Exercise goal:
Write out the material exactly. Do not include the pictures.

◇ ◇ ◇ ◇ ◇ ◇ ◇

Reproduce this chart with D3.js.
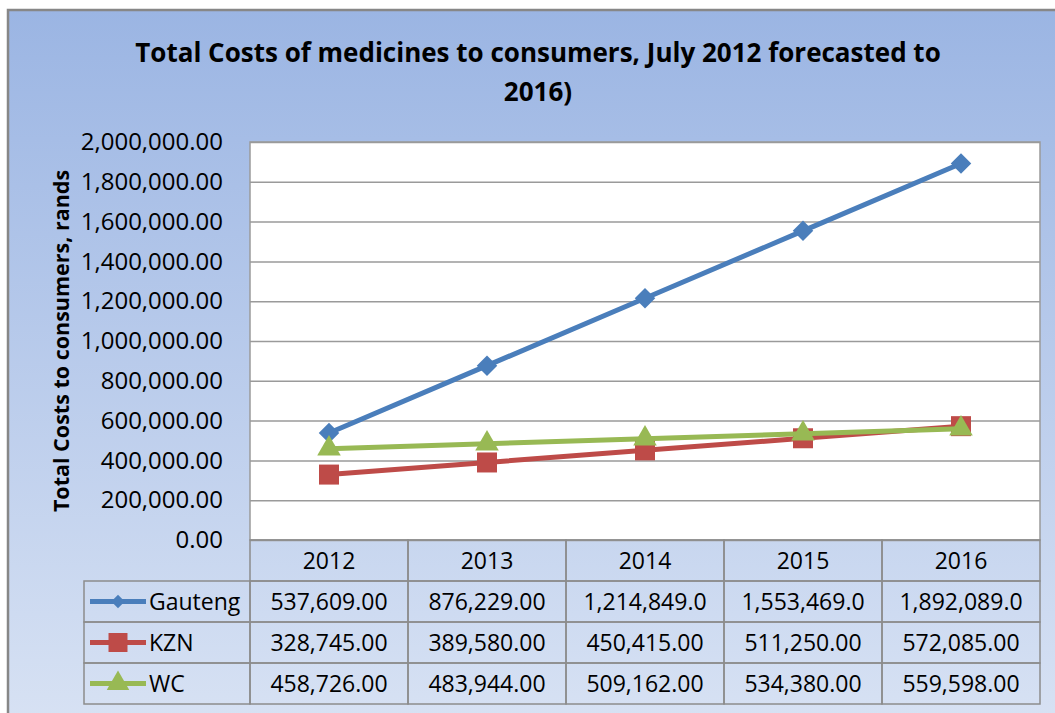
<!DOCTYPE html>
<html>
<head>
<meta charset="utf-8">
<script src="https://cdn.jsdelivr.net/npm/d3@7"></script>
<style>
  body { margin: 0; background: #fff; }
  text { font-family: "Open Sans", "DejaVu Sans", sans-serif; fill: #000; }
</style>
</head>
<body>
<div id="chart-area"></div>
<script>
// chart data
var years = ["2012", "2013", "2014", "2015", "2016"];
var seriesNames = ["Gauteng", "KZN", "WC"];
var gauteng = [537609, 876229, 1214849, 1553469, 1892089];
var kzn = [328745, 389580, 450415, 511250, 572085];
var wc = [458726, 483944, 509162, 534380, 559598];
var yTicks = [0, 200000, 400000, 600000, 800000, 1000000, 1200000, 1400000, 1600000, 1800000, 2000000];

var colors = ["#4a7ebb", "#be4b48", "#98b954"];
var series = [gauteng, kzn, wc];

var W = 1055, H = 713;
var plot = {left: 250, top: 142, right: 1040, bottom: 540};
var rowH = 41;

var svg = d3.select("#chart-area")
  .append("svg")
    .attr("width", W)
    .attr("height", H);

// background gradient (excel style)
var grad = svg.append("defs").append("linearGradient")
    .attr("id", "bg")
    .attr("x1", 0).attr("y1", 0).attr("x2", 0).attr("y2", 1);
grad.append("stop").attr("offset", "0%").attr("stop-color", "#9bb5e3");
grad.append("stop").attr("offset", "100%").attr("stop-color", "#d9e3f4");

svg.append("rect")
    .attr("x", 8).attr("y", 10)
    .attr("width", W + 20).attr("height", H + 20)
    .attr("fill", "url(#bg)")
    .attr("stroke", "#878787")
    .attr("stroke-width", 2.5);

// title
svg.append("text")
    .attr("x", 538).attr("y", 62)
    .attr("text-anchor", "middle")
    .attr("font-size", "26px")
    .attr("font-weight", "bold")
    .text("Total Costs of medicines to consumers, July 2012 forecasted to");
svg.append("text")
    .attr("x", 538).attr("y", 101)
    .attr("text-anchor", "middle")
    .attr("font-size", "26px")
    .attr("font-weight", "bold")
    .text("2016)");

// scales
var x = d3.scaleBand()
    .domain(years)
    .range([plot.left, plot.right]);

var y = d3.scaleLinear()
    .domain([0, 2000000])
    .range([plot.bottom, plot.top]);

// plot area
svg.append("rect")
    .attr("x", plot.left).attr("y", plot.top)
    .attr("width", plot.right - plot.left)
    .attr("height", plot.bottom - plot.top)
    .attr("fill", "#fff")
    .attr("stroke", "#9a9a9a")
    .attr("stroke-width", 1.5);

// gridlines + labels
var yAxis = d3.axisLeft(y)
    .tickValues(yTicks)
    .tickSize(-(plot.right - plot.left))
    .tickPadding(27)
    .tickFormat(d3.format(",.2f"));

var gy = svg.append("g")
    .attr("transform", "translate(" + plot.left + ",0)")
    .call(yAxis);
gy.select(".domain").remove();
gy.selectAll(".tick line").attr("stroke", "#9a9a9a").attr("stroke-width", 1.5);
gy.selectAll(".tick text")
    .attr("font-size", "24px")
    .attr("font-family", "Open Sans")
    .attr("fill", "#000");

// y axis title
svg.append("text")
    .attr("transform", "translate(69," + ((plot.top + plot.bottom) / 2) + ") rotate(-90)")
    .attr("text-anchor", "middle")
    .attr("font-size", "21.5px")
    .attr("font-weight", "bold")
    .text("Total Costs to consumers, rands");

// marker shapes: excel diamond = square turned 45deg
function marker(k, big) {
  var g = d3.symbol();
  if (k == 0) return g.type(d3.symbolSquare).size(big ? 210 : 90)();
  if (k == 1) return g.type(d3.symbolSquare).size(big ? 400 : 360)();
  return g.type(d3.symbolTriangle).size(big ? 240 : 220)();
}
function rot(k) { return k == 0 ? " rotate(45)" : ""; }

// lines + markers
var line = d3.line()
    .x(function(d, i) { return x(years[i]) + x.bandwidth() / 2; })
    .y(function(d) { return y(d); });

series.forEach(function(s, k) {
  svg.append("path")
      .datum(s)
      .attr("d", line)
      .attr("fill", "none")
      .attr("stroke", colors[k])
      .attr("stroke-width", 5)
      .attr("stroke-linejoin", "round");
  svg.selectAll(".m" + k)
      .data(s)
      .enter().append("path")
      .attr("class", "m" + k)
      .attr("transform", function(d, i) {
        return "translate(" + (x(years[i]) + x.bandwidth() / 2) + "," + y(d) + ")" + rot(k);
      })
      .attr("d", marker(k, true))
      .attr("fill", colors[k]);
});

// data table
var tbl = svg.append("g");
var gridCol = "#8c8c8c";
var tableLeft = 84;

// header row
years.forEach(function(yr) {
  tbl.append("rect")
      .attr("x", x(yr)).attr("y", plot.bottom)
      .attr("width", x.bandwidth()).attr("height", rowH)
      .attr("fill", "none").attr("stroke", gridCol).attr("stroke-width", 1.5);
  tbl.append("text")
      .attr("x", x(yr) + x.bandwidth() / 2)
      .attr("y", plot.bottom + rowH / 2 + 8)
      .attr("text-anchor", "middle")
      .attr("font-size", "23px")
      .text(yr);
});

// body rows, values wider than the cell get clipped like excel does
var fmt = d3.format(",.2f");
series.forEach(function(s, k) {
  var ry = plot.bottom + rowH * (k + 1);
  tbl.append("rect")
      .attr("x", tableLeft).attr("y", ry)
      .attr("width", plot.left - tableLeft).attr("height", rowH)
      .attr("fill", "none").attr("stroke", gridCol).attr("stroke-width", 1.5);
  tbl.append("line")
      .attr("x1", tableLeft + 6).attr("x2", tableLeft + 62)
      .attr("y1", ry + rowH / 2).attr("y2", ry + rowH / 2)
      .attr("stroke", colors[k]).attr("stroke-width", 5);
  tbl.append("path")
      .attr("transform", "translate(" + (tableLeft + 34) + "," + (ry + rowH / 2) + ")" + rot(k))
      .attr("d", marker(k, false))
      .attr("fill", colors[k]);
  tbl.append("text")
      .attr("x", tableLeft + 65)
      .attr("y", ry + rowH / 2 + 8)
      .attr("font-size", "23px")
      .text(seriesNames[k]);

  s.forEach(function(v, i) {
    tbl.append("rect")
        .attr("x", x(years[i])).attr("y", ry)
        .attr("width", x.bandwidth()).attr("height", rowH)
        .attr("fill", "none").attr("stroke", gridCol).attr("stroke-width", 1.5);
    tbl.append("text")
        .attr("x", x(years[i]) + x.bandwidth() / 2)
        .attr("y", ry + rowH / 2 + 8)
        .attr("text-anchor", "middle")
        .attr("font-size", "23px")
        .text(fmt(v).slice(0, 11));
  });
});
</script>
</body>
</html>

◇ ◇ ◇ ◇ ◇ ◇ ◇

Solution below:
Reproduce this chart with D3.js.
<!DOCTYPE html>
<html>
<head>
<meta charset="utf-8">
<script src="https://cdn.jsdelivr.net/npm/d3@7"></script>
<style>
  body { margin: 0; background: #fff; }
  text { font-family: "Open Sans", "DejaVu Sans", sans-serif; fill: #000; }
</style>
</head>
<body>
<div id="chart-area"></div>
<script>
// chart data
var years = ["2012", "2013", "2014", "2015", "2016"];
var seriesNames = ["Gauteng", "KZN", "WC"];
var gauteng = [537609, 876229, 1214849, 1553469, 1892089];
var kzn = [328745, 389580, 450415, 511250, 572085];
var wc = [458726, 483944, 509162, 534380, 559598];
var yTicks = [0, 200000, 400000, 600000, 800000, 1000000, 1200000, 1400000, 1600000, 1800000, 2000000];

var colors = ["#4a7ebb", "#be4b48", "#98b954"];
var series = [gauteng, kzn, wc];

var W = 1055, H = 713;
var plot = {left: 250, top: 142, right: 1040, bottom: 540};
var rowH = 41;

var svg = d3.select("#chart-area")
  .append("svg")
    .attr("width", W)
    .attr("height", H);

// background gradient (excel style)
var grad = svg.append("defs").append("linearGradient")
    .attr("id", "bg")
    .attr("x1", 0).attr("y1", 0).attr("x2", 0).attr("y2", 1);
grad.append("stop").attr("offset", "0%").attr("stop-color", "#9bb5e3");
grad.append("stop").attr("offset", "100%").attr("stop-color", "#d9e3f4");

svg.append("rect")
    .attr("x", 8).attr("y", 10)
    .attr("width", W + 20).attr("height", H + 20)
    .attr("fill", "url(#bg)")
    .attr("stroke", "#878787")
    .attr("stroke-width", 2.5);

// title
svg.append("text")
    .attr("x", 538).attr("y", 62)
    .attr("text-anchor", "middle")
    .attr("font-size", "26px")
    .attr("font-weight", "bold")
    .text("Total Costs of medicines to consumers, July 2012 forecasted to");
svg.append("text")
    .attr("x", 538).attr("y", 101)
    .attr("text-anchor", "middle")
    .attr("font-size", "26px")
    .attr("font-weight", "bold")
    .text("2016)");

// scales
var x = d3.scaleBand()
    .domain(years)
    .range([plot.left, plot.right]);

var y = d3.scaleLinear()
    .domain([0, 2000000])
    .range([plot.bottom, plot.top]);

// plot area
svg.append("rect")
    .attr("x", plot.left).attr("y", plot.top)
    .attr("width", plot.right - plot.left)
    .attr("height", plot.bottom - plot.top)
    .attr("fill", "#fff")
    .attr("stroke", "#9a9a9a")
    .attr("stroke-width", 1.5);

// gridlines + labels
var yAxis = d3.axisLeft(y)
    .tickValues(yTicks)
    .tickSize(-(plot.right - plot.left))
    .tickPadding(27)
    .tickFormat(d3.format(",.2f"));

var gy = svg.append("g")
    .attr("transform", "translate(" + plot.left + ",0)")
    .call(yAxis);
gy.select(".domain").remove();
gy.selectAll(".tick line").attr("stroke", "#9a9a9a").attr("stroke-width", 1.5);
gy.selectAll(".tick text")
    .attr("font-size", "24px")
    .attr("font-family", "Open Sans")
    .attr("fill", "#000");

// y axis title
svg.append("text")
    .attr("transform", "translate(69," + ((plot.top + plot.bottom) / 2) + ") rotate(-90)")
    .attr("text-anchor", "middle")
    .attr("font-size", "21.5px")
    .attr("font-weight", "bold")
    .text("Total Costs to consumers, rands");

// marker shapes: excel diamond = square turned 45deg
function marker(k, big) {
  var g = d3.symbol();
  if (k == 0) return g.type(d3.symbolSquare).size(big ? 210 : 90)();
  if (k == 1) return g.type(d3.symbolSquare).size(big ? 400 : 360)();
  return g.type(d3.symbolTriangle).size(big ? 240 : 220)();
}
function rot(k) { return k == 0 ? " rotate(45)" : ""; }

// lines + markers
var line = d3.line()
    .x(function(d, i) { return x(years[i]) + x.bandwidth() / 2; })
    .y(function(d) { return y(d); });

series.forEach(function(s, k) {
  svg.append("path")
      .datum(s)
      .attr("d", line)
      .attr("fill", "none")
      .attr("stroke", colors[k])
      .attr("stroke-width", 5)
      .attr("stroke-linejoin", "round");
  svg.selectAll(".m" + k)
      .data(s)
      .enter().append("path")
      .attr("class", "m" + k)
      .attr("transform", function(d, i) {
        return "translate(" + (x(years[i]) + x.bandwidth() / 2) + "," + y(d) + ")" + rot(k);
      })
      .attr("d", marker(k, true))
      .attr("fill", colors[k]);
});

// data table
var tbl = svg.append("g");
var gridCol = "#8c8c8c";
var tableLeft = 84;

// header row
years.forEach(function(yr) {
  tbl.append("rect")
      .attr("x", x(yr)).attr("y", plot.bottom)
      .attr("width", x.bandwidth()).attr("height", rowH)
      .attr("fill", "none").attr("stroke", gridCol).attr("stroke-width", 1.5);
  tbl.append("text")
      .attr("x", x(yr) + x.bandwidth() / 2)
      .attr("y", plot.bottom + rowH / 2 + 8)
      .attr("text-anchor", "middle")
      .attr("font-size", "23px")
      .text(yr);
});

// body rows, values wider than the cell get clipped like excel does
var fmt = d3.format(",.2f");
series.forEach(function(s, k) {
  var ry = plot.bottom + rowH * (k + 1);
  tbl.append("rect")
      .attr("x", tableLeft).attr("y", ry)
      .attr("width", plot.left - tableLeft).attr("height", rowH)
      .attr("fill", "none").attr("stroke", gridCol).attr("stroke-width", 1.5);
  tbl.append("line")
      .attr("x1", tableLeft + 6).attr("x2", tableLeft + 62)
      .attr("y1", ry + rowH / 2).attr("y2", ry + rowH / 2)
      .attr("stroke", colors[k]).attr("stroke-width", 5);
  tbl.append("path")
      .attr("transform", "translate(" + (tableLeft + 34) + "," + (ry + rowH / 2) + ")" + rot(k))
      .attr("d", marker(k, false))
      .attr("fill", colors[k]);
  tbl.append("text")
      .attr("x", tableLeft + 65)
      .attr("y", ry + rowH / 2 + 8)
      .attr("font-size", "23px")
      .text(seriesNames[k]);

  s.forEach(function(v, i) {
    tbl.append("rect")
        .attr("x", x(years[i])).attr("y", ry)
        .attr("width", x.bandwidth()).attr("height", rowH)
        .attr("fill", "none").attr("stroke", gridCol).attr("stroke-width", 1.5);
    tbl.append("text")
        .attr("x", x(years[i]) + x.bandwidth() / 2)
        .attr("y", ry + rowH / 2 + 8)
        .attr("text-anchor", "middle")
        .attr("font-size", "23px")
        .text(fmt(v).slice(0, 11));
  });
});
</script>
</body>
</html>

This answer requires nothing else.